## Written task
Write out again exactly the lines from the one containing "Recreate this image" through the one containing "Chart.register(...registerables);", both included, and omit the pictures.

## Records for processing
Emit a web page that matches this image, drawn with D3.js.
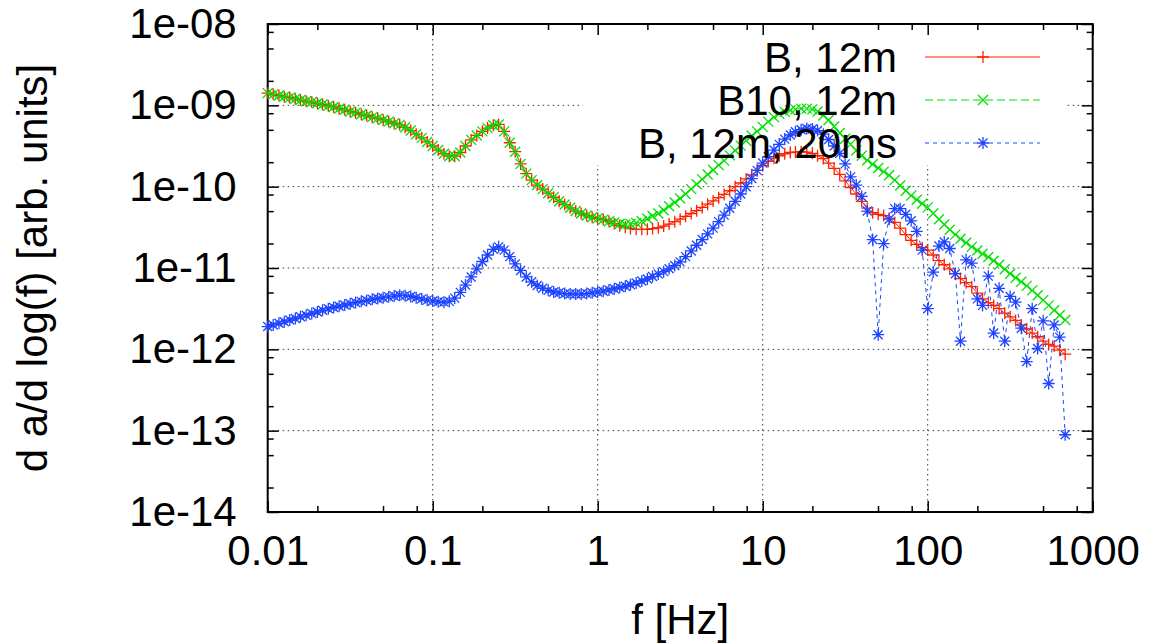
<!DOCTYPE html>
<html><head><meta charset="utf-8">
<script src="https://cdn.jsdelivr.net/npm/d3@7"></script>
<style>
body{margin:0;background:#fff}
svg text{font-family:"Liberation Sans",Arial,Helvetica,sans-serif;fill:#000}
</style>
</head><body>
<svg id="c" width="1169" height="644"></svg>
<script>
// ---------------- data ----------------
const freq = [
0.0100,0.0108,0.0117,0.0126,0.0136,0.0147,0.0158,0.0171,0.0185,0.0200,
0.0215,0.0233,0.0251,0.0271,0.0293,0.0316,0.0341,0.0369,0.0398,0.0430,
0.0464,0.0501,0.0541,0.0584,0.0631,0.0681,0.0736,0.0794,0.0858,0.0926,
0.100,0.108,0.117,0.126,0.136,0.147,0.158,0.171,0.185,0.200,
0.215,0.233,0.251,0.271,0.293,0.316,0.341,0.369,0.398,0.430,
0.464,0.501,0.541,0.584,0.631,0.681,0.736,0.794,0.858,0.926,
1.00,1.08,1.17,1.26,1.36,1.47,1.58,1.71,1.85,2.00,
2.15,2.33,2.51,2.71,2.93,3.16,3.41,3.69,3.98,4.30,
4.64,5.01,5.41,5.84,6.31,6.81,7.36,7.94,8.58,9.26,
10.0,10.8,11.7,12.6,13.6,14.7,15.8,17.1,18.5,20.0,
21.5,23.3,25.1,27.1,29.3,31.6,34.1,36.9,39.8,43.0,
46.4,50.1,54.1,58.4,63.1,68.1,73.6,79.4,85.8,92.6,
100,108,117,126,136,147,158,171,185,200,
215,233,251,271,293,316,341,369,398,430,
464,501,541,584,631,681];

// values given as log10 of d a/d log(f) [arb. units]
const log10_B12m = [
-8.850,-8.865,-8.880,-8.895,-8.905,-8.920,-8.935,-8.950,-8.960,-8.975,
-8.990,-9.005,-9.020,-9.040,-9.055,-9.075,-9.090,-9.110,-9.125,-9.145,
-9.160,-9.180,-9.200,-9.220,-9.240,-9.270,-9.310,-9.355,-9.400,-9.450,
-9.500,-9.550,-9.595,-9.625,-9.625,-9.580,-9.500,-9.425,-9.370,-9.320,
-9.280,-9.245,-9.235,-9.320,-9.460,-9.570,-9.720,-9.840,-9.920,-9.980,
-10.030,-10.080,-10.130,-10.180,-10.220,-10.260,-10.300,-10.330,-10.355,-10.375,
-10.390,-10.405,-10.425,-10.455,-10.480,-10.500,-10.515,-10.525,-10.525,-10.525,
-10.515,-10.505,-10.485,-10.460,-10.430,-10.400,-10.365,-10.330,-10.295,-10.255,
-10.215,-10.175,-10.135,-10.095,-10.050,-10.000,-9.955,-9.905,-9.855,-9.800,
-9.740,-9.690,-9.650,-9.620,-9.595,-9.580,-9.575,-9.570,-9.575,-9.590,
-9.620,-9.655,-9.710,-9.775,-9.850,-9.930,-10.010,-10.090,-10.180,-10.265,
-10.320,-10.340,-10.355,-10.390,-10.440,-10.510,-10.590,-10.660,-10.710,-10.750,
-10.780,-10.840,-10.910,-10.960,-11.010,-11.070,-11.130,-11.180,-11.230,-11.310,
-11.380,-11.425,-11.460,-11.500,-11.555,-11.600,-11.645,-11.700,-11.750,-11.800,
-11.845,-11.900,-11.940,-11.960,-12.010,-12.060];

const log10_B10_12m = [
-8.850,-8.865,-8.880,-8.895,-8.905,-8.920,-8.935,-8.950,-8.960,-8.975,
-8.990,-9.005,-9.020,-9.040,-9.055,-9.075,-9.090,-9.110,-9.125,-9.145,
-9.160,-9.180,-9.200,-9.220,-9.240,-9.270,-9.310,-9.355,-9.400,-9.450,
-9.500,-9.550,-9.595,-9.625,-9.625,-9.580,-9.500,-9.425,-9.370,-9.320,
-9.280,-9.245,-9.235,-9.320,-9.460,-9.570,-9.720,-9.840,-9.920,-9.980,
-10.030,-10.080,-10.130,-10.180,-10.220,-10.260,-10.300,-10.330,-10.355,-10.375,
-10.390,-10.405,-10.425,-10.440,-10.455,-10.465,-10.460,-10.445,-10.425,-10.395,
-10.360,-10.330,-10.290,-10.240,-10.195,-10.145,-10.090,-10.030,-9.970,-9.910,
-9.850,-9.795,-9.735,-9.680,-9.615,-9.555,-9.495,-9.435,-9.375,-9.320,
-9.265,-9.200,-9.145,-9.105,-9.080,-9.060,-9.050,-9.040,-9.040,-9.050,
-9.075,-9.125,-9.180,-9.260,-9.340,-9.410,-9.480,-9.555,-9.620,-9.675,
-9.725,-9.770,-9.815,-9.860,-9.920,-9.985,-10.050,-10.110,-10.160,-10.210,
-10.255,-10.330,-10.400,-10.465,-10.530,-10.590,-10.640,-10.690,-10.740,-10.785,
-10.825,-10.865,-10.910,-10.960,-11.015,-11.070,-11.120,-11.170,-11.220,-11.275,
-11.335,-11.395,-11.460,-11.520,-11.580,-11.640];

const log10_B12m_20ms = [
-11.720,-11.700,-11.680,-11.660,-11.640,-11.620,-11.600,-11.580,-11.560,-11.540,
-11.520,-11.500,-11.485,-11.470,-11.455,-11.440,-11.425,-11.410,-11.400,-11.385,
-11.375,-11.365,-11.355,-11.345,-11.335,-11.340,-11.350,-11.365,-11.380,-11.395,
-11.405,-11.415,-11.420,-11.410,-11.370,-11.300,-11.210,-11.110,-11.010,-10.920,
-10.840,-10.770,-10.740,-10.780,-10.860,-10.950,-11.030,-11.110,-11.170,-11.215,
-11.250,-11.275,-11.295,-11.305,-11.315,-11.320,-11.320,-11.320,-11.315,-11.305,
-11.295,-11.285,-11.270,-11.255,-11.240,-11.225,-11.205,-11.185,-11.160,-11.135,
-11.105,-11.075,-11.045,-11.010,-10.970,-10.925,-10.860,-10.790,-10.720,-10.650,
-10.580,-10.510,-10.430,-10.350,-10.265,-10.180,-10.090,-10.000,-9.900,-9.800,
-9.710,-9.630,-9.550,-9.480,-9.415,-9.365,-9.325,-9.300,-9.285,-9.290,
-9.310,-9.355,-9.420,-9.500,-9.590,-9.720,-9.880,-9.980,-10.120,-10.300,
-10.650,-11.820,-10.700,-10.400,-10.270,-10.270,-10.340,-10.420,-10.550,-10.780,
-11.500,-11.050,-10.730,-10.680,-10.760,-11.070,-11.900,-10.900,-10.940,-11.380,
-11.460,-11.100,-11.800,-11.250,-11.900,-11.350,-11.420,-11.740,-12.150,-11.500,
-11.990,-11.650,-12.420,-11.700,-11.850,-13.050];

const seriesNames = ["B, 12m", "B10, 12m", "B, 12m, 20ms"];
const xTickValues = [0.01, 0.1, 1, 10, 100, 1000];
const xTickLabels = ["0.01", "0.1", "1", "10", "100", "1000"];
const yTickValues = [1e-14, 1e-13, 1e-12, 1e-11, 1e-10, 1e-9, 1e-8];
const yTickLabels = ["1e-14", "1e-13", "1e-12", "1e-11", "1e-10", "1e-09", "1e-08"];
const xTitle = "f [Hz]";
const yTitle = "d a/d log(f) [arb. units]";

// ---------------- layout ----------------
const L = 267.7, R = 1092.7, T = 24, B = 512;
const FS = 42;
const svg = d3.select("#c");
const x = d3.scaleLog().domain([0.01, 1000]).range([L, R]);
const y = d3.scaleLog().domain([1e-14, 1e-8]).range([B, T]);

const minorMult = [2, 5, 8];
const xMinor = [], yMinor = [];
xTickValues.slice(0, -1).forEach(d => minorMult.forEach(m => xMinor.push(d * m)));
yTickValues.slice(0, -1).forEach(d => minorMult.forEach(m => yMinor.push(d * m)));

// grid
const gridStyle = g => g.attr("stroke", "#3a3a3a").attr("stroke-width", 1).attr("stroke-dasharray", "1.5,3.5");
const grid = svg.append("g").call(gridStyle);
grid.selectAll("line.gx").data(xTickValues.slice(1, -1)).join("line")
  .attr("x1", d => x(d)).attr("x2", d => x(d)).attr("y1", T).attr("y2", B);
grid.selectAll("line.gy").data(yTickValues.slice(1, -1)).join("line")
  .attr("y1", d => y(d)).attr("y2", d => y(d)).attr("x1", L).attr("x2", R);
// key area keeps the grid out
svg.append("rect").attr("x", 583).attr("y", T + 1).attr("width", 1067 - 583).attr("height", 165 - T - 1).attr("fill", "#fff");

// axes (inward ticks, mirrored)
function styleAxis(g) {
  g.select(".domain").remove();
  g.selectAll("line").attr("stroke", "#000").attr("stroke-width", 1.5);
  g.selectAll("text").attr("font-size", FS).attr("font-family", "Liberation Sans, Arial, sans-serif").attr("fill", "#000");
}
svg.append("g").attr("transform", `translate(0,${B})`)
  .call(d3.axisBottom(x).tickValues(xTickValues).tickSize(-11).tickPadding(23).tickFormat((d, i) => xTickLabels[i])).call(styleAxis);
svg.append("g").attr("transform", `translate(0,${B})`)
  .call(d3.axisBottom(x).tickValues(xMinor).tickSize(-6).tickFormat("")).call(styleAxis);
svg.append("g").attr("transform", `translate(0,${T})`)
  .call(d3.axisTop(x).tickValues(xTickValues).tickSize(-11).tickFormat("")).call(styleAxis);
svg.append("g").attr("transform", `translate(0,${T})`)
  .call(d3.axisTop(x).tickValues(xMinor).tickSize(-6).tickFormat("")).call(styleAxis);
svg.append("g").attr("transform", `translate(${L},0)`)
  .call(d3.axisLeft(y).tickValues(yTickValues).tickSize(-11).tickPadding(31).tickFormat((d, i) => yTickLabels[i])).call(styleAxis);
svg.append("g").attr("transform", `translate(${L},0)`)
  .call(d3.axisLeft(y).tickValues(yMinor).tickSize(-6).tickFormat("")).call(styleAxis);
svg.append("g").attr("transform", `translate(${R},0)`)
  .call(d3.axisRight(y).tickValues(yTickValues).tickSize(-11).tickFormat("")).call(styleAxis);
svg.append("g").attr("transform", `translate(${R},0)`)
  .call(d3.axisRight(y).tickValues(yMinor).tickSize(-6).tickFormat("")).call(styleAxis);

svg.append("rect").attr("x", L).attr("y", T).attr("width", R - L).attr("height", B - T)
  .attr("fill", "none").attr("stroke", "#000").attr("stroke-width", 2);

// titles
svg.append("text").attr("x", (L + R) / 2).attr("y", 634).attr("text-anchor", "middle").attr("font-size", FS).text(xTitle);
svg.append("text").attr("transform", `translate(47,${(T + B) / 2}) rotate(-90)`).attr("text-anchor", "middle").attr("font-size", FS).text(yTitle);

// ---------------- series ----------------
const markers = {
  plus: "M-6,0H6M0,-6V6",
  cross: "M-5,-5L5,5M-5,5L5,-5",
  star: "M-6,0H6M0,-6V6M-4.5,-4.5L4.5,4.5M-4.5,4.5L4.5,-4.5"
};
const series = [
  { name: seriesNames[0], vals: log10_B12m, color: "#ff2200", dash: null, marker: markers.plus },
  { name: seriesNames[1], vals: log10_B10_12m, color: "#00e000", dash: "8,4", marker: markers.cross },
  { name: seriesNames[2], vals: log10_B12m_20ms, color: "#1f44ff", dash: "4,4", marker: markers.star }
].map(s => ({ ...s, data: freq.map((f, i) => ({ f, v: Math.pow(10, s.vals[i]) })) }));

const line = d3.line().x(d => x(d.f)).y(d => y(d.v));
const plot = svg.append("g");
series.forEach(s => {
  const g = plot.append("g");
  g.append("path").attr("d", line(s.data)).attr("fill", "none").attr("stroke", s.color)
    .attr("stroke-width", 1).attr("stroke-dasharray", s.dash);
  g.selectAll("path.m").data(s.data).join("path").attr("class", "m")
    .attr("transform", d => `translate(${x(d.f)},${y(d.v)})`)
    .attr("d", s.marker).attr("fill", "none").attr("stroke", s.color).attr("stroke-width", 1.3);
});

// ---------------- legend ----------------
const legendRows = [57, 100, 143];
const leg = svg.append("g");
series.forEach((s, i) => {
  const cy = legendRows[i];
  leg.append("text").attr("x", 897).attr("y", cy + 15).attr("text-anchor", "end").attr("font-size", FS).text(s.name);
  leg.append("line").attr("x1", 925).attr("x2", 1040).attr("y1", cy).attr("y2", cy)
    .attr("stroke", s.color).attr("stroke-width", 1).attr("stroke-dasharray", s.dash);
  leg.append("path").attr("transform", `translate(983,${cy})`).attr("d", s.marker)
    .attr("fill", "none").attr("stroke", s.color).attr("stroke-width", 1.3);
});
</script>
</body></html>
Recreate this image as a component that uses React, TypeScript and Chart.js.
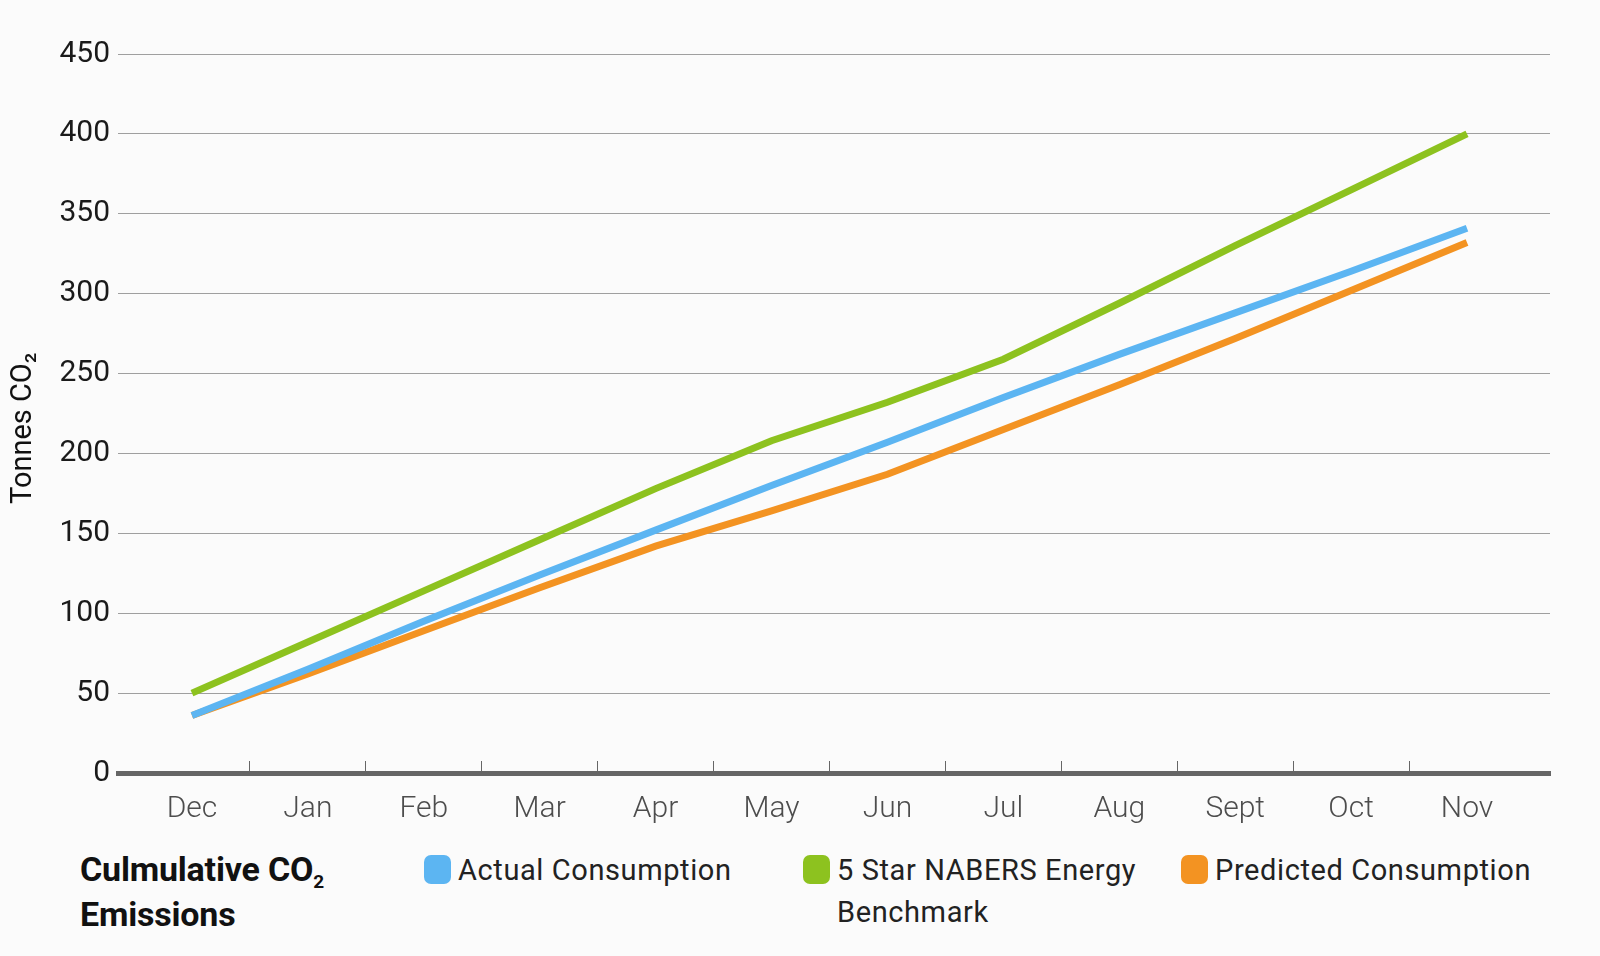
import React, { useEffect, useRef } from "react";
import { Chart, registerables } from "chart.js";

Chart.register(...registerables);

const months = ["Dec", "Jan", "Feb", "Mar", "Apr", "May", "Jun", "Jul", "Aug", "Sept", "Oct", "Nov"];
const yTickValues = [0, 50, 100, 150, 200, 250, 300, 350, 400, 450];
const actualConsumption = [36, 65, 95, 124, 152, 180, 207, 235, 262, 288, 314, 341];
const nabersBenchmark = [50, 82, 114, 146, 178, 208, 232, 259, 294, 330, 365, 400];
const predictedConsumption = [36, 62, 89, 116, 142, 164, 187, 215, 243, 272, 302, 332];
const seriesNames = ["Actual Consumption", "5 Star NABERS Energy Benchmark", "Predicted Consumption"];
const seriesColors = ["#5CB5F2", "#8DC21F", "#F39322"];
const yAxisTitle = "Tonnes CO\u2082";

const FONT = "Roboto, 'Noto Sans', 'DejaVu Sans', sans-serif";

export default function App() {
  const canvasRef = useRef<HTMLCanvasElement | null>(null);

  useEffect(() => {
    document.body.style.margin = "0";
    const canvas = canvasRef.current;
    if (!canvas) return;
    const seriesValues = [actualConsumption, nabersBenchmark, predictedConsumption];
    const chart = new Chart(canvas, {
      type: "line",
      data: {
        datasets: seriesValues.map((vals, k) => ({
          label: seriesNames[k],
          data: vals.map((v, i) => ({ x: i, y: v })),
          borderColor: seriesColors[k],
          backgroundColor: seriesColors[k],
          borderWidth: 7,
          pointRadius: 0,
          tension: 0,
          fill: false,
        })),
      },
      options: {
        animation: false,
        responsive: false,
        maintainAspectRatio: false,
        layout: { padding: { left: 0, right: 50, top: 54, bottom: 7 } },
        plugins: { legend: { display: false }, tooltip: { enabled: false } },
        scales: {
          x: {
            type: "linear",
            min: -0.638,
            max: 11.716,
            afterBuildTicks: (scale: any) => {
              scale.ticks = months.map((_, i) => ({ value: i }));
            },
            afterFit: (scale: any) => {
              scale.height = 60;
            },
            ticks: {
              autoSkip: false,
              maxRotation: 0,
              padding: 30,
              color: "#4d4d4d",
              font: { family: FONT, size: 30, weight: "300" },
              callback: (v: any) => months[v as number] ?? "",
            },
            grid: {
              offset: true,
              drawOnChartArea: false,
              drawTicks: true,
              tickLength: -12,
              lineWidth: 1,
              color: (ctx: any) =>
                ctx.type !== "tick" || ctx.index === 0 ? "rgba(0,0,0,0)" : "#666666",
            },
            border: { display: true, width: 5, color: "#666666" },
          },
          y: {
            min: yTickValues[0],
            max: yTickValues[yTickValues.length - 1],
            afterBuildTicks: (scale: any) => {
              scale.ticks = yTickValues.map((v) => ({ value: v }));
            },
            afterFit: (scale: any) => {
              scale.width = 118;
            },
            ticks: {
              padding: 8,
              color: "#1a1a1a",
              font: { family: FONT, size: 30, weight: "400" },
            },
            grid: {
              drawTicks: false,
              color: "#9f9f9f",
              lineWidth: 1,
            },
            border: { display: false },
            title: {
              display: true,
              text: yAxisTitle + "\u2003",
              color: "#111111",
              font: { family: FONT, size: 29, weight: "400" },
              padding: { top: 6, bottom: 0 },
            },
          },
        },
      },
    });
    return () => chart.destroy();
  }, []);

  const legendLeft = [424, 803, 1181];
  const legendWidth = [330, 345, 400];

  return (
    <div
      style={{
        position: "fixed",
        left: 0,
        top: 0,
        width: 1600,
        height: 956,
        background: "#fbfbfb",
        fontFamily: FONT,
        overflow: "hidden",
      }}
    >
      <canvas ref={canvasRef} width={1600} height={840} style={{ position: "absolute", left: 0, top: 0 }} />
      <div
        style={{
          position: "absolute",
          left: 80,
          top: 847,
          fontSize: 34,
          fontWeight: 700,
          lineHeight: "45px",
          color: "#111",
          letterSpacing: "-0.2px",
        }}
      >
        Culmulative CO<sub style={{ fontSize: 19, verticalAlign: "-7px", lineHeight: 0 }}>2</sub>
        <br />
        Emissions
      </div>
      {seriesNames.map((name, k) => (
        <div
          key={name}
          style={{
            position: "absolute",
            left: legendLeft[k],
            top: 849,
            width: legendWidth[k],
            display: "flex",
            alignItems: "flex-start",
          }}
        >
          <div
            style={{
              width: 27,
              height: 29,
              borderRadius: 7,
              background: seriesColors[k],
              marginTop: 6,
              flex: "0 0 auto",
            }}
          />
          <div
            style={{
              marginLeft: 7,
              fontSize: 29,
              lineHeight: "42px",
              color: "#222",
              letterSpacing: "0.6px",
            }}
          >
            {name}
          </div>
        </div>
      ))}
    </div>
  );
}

## Task response
Recreate this image as a component that uses React, TypeScript and Chart.js.
import React, { useEffect, useRef } from "react";
import { Chart, registerables } from "chart.js";

Chart.register(...registerables);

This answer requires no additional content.